» WHAT THE TASK REQUIRES
Write out all the lines again, precisely as they stand, but without the images.

» DATA EXCERPT

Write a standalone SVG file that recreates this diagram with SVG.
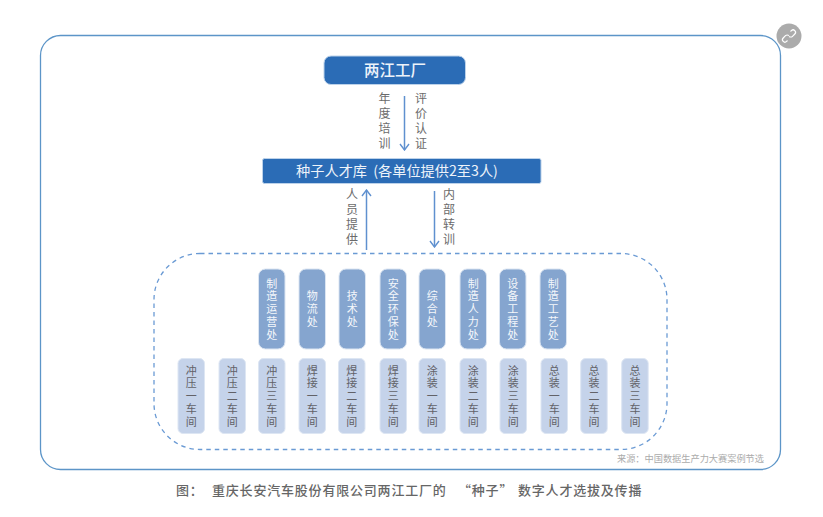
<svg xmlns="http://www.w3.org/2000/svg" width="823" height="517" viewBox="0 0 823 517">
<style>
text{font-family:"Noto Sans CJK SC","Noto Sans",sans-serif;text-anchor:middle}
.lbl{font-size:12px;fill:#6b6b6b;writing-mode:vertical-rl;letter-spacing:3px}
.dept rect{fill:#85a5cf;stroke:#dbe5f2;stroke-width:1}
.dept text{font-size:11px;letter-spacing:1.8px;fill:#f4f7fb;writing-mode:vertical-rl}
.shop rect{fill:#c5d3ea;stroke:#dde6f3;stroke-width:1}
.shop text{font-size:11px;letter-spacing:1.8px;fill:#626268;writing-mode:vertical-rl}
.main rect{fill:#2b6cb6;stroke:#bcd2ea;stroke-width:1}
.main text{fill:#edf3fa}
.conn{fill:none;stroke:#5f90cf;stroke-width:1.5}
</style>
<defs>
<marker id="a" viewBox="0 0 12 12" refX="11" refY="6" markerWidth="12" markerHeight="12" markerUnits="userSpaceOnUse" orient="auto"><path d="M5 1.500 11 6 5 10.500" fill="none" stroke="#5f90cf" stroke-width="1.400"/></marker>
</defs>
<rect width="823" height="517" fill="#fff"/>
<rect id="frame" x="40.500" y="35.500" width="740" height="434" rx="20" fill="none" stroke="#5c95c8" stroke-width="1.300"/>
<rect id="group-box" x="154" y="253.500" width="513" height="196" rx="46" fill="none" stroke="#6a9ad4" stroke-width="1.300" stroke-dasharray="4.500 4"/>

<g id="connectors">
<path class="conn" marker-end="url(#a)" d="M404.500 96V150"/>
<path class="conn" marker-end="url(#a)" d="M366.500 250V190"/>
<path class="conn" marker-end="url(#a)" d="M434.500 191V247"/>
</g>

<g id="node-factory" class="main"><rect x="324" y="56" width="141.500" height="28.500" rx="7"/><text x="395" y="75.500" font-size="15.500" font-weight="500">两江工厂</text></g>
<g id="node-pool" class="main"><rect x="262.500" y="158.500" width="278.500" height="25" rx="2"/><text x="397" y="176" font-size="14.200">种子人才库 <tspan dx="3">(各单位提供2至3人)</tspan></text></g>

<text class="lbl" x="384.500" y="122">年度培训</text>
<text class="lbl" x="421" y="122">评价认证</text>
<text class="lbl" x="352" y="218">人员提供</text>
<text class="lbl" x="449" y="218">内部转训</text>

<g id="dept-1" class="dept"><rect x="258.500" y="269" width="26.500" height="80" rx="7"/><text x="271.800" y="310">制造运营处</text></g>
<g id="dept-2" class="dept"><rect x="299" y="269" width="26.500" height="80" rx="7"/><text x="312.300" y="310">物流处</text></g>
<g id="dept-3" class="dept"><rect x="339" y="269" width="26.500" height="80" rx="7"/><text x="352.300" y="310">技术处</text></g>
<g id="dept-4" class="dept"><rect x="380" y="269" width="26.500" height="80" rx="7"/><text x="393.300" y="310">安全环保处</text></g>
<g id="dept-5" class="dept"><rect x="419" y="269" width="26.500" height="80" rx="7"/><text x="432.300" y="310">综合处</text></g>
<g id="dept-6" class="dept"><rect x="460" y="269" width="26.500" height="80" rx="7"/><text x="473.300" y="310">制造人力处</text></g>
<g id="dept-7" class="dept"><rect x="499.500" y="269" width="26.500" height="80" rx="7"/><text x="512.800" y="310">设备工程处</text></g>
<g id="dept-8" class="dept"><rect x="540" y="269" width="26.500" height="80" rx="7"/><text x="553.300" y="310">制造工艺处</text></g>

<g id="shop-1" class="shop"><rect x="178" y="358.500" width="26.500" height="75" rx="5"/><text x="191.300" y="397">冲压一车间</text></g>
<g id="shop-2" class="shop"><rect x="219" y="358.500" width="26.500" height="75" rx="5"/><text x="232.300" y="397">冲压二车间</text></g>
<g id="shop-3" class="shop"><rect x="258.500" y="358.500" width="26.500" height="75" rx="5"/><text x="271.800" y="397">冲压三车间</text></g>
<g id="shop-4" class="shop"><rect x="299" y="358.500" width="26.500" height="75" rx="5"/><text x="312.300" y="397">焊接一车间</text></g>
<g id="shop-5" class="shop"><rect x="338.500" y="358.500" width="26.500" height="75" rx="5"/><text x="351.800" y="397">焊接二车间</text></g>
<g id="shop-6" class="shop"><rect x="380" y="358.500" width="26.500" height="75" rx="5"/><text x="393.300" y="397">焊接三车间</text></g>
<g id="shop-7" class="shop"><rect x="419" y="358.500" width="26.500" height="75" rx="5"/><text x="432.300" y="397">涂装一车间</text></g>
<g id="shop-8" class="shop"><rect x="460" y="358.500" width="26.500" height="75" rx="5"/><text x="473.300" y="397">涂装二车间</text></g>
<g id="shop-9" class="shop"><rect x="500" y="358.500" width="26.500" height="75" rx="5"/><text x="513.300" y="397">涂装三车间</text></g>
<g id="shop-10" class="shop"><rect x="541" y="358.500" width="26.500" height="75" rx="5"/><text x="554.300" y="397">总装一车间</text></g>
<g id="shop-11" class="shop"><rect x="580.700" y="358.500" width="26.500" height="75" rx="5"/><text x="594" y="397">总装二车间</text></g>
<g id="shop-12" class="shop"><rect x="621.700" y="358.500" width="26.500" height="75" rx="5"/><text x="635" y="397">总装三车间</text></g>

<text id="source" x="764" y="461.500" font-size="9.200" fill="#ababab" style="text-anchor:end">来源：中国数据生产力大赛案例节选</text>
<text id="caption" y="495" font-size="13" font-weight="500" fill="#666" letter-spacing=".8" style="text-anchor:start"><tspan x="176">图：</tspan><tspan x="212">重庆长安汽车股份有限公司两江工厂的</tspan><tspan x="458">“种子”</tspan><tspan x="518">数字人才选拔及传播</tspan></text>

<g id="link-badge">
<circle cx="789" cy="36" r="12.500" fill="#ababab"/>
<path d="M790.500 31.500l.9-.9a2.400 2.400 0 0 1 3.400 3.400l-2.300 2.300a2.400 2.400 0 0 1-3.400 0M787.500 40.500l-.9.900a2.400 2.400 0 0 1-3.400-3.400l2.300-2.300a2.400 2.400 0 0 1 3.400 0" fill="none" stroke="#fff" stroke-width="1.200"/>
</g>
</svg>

» COMPLETE ANSWER
Write a standalone SVG file that recreates this diagram with SVG.
<svg xmlns="http://www.w3.org/2000/svg" width="823" height="517" viewBox="0 0 823 517">
<style>
text{font-family:"Noto Sans CJK SC","Noto Sans",sans-serif;text-anchor:middle}
.lbl{font-size:12px;fill:#6b6b6b;writing-mode:vertical-rl;letter-spacing:3px}
.dept rect{fill:#85a5cf;stroke:#dbe5f2;stroke-width:1}
.dept text{font-size:11px;letter-spacing:1.8px;fill:#f4f7fb;writing-mode:vertical-rl}
.shop rect{fill:#c5d3ea;stroke:#dde6f3;stroke-width:1}
.shop text{font-size:11px;letter-spacing:1.8px;fill:#626268;writing-mode:vertical-rl}
.main rect{fill:#2b6cb6;stroke:#bcd2ea;stroke-width:1}
.main text{fill:#edf3fa}
.conn{fill:none;stroke:#5f90cf;stroke-width:1.5}
</style>
<defs>
<marker id="a" viewBox="0 0 12 12" refX="11" refY="6" markerWidth="12" markerHeight="12" markerUnits="userSpaceOnUse" orient="auto"><path d="M5 1.500 11 6 5 10.500" fill="none" stroke="#5f90cf" stroke-width="1.400"/></marker>
</defs>
<rect width="823" height="517" fill="#fff"/>
<rect id="frame" x="40.500" y="35.500" width="740" height="434" rx="20" fill="none" stroke="#5c95c8" stroke-width="1.300"/>
<rect id="group-box" x="154" y="253.500" width="513" height="196" rx="46" fill="none" stroke="#6a9ad4" stroke-width="1.300" stroke-dasharray="4.500 4"/>

<g id="connectors">
<path class="conn" marker-end="url(#a)" d="M404.500 96V150"/>
<path class="conn" marker-end="url(#a)" d="M366.500 250V190"/>
<path class="conn" marker-end="url(#a)" d="M434.500 191V247"/>
</g>

<g id="node-factory" class="main"><rect x="324" y="56" width="141.500" height="28.500" rx="7"/><text x="395" y="75.500" font-size="15.500" font-weight="500">两江工厂</text></g>
<g id="node-pool" class="main"><rect x="262.500" y="158.500" width="278.500" height="25" rx="2"/><text x="397" y="176" font-size="14.200">种子人才库 <tspan dx="3">(各单位提供2至3人)</tspan></text></g>

<text class="lbl" x="384.500" y="122">年度培训</text>
<text class="lbl" x="421" y="122">评价认证</text>
<text class="lbl" x="352" y="218">人员提供</text>
<text class="lbl" x="449" y="218">内部转训</text>

<g id="dept-1" class="dept"><rect x="258.500" y="269" width="26.500" height="80" rx="7"/><text x="271.800" y="310">制造运营处</text></g>
<g id="dept-2" class="dept"><rect x="299" y="269" width="26.500" height="80" rx="7"/><text x="312.300" y="310">物流处</text></g>
<g id="dept-3" class="dept"><rect x="339" y="269" width="26.500" height="80" rx="7"/><text x="352.300" y="310">技术处</text></g>
<g id="dept-4" class="dept"><rect x="380" y="269" width="26.500" height="80" rx="7"/><text x="393.300" y="310">安全环保处</text></g>
<g id="dept-5" class="dept"><rect x="419" y="269" width="26.500" height="80" rx="7"/><text x="432.300" y="310">综合处</text></g>
<g id="dept-6" class="dept"><rect x="460" y="269" width="26.500" height="80" rx="7"/><text x="473.300" y="310">制造人力处</text></g>
<g id="dept-7" class="dept"><rect x="499.500" y="269" width="26.500" height="80" rx="7"/><text x="512.800" y="310">设备工程处</text></g>
<g id="dept-8" class="dept"><rect x="540" y="269" width="26.500" height="80" rx="7"/><text x="553.300" y="310">制造工艺处</text></g>

<g id="shop-1" class="shop"><rect x="178" y="358.500" width="26.500" height="75" rx="5"/><text x="191.300" y="397">冲压一车间</text></g>
<g id="shop-2" class="shop"><rect x="219" y="358.500" width="26.500" height="75" rx="5"/><text x="232.300" y="397">冲压二车间</text></g>
<g id="shop-3" class="shop"><rect x="258.500" y="358.500" width="26.500" height="75" rx="5"/><text x="271.800" y="397">冲压三车间</text></g>
<g id="shop-4" class="shop"><rect x="299" y="358.500" width="26.500" height="75" rx="5"/><text x="312.300" y="397">焊接一车间</text></g>
<g id="shop-5" class="shop"><rect x="338.500" y="358.500" width="26.500" height="75" rx="5"/><text x="351.800" y="397">焊接二车间</text></g>
<g id="shop-6" class="shop"><rect x="380" y="358.500" width="26.500" height="75" rx="5"/><text x="393.300" y="397">焊接三车间</text></g>
<g id="shop-7" class="shop"><rect x="419" y="358.500" width="26.500" height="75" rx="5"/><text x="432.300" y="397">涂装一车间</text></g>
<g id="shop-8" class="shop"><rect x="460" y="358.500" width="26.500" height="75" rx="5"/><text x="473.300" y="397">涂装二车间</text></g>
<g id="shop-9" class="shop"><rect x="500" y="358.500" width="26.500" height="75" rx="5"/><text x="513.300" y="397">涂装三车间</text></g>
<g id="shop-10" class="shop"><rect x="541" y="358.500" width="26.500" height="75" rx="5"/><text x="554.300" y="397">总装一车间</text></g>
<g id="shop-11" class="shop"><rect x="580.700" y="358.500" width="26.500" height="75" rx="5"/><text x="594" y="397">总装二车间</text></g>
<g id="shop-12" class="shop"><rect x="621.700" y="358.500" width="26.500" height="75" rx="5"/><text x="635" y="397">总装三车间</text></g>

<text id="source" x="764" y="461.500" font-size="9.200" fill="#ababab" style="text-anchor:end">来源：中国数据生产力大赛案例节选</text>
<text id="caption" y="495" font-size="13" font-weight="500" fill="#666" letter-spacing=".8" style="text-anchor:start"><tspan x="176">图：</tspan><tspan x="212">重庆长安汽车股份有限公司两江工厂的</tspan><tspan x="458">“种子”</tspan><tspan x="518">数字人才选拔及传播</tspan></text>

<g id="link-badge">
<circle cx="789" cy="36" r="12.500" fill="#ababab"/>
<path d="M790.500 31.500l.9-.9a2.400 2.400 0 0 1 3.400 3.400l-2.300 2.300a2.400 2.400 0 0 1-3.400 0M787.500 40.500l-.9.900a2.400 2.400 0 0 1-3.400-3.400l2.300-2.300a2.400 2.400 0 0 1 3.400 0" fill="none" stroke="#fff" stroke-width="1.200"/>
</g>
</svg>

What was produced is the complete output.